Someone who exploits trust to steal crypto, money, or data through fraud, such as impersonation, fake platforms, and blackmail.

A scammer is a person who uses deception to gain money, cryptocurrency, or sensitive information from others. In crypto, scammers often exploit the speed, pseudonymity, and irreversible nature of blockchain transactions, once funds are sent to a wallet address, it is typically difficult or impossible to recover them without the recipient’s cooperation.

How crypto scammers operate

Crypto scammers commonly rely on social engineering, the practice of manipulating people rather than hacking technology. Impersonation is a frequent tactic, such as pretending to be a government agency, a customer support agent, an exchange, or a well-known business promoting a “new token.” Once trust is established, the scammer pressures the target to send cryptocurrency, share a seed phrase, or connect their wallet to a malicious site.

Another common pattern is creating fake services that look legitimate. Examples include counterfeit trading platforms that show fabricated profits to encourage larger deposits, or fake versions of popular wallet apps and browser extensions that capture passwords and recovery phrases. Some scammers also run blackmail schemes, sending emails or even physical letters claiming they have compromising information and demanding payment in crypto to avoid exposure.
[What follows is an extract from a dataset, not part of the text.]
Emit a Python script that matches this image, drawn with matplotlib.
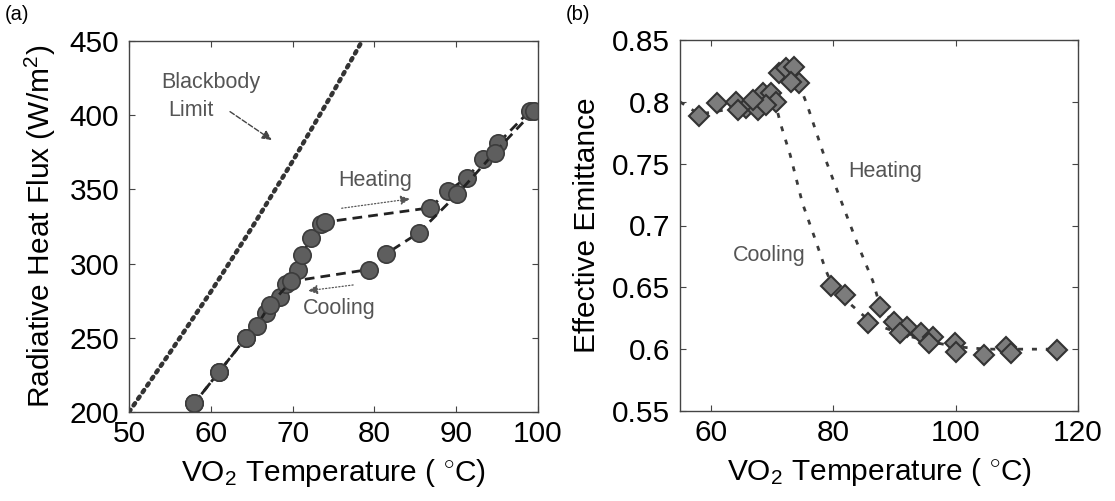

Real-world context and warning signs

Because blockchain addresses can be created freely and transactions settle quickly, scammers can move stolen funds through multiple wallets, bridges, or mixing services to reduce traceability. While blockchain forensics can sometimes track flows and link activity, victims often discover the fraud after funds have already been transferred.
Understanding what a scammer is and how they operate matters in the crypto ecosystem because user security depends heavily on personal verification and safe practices, not just the underlying technology.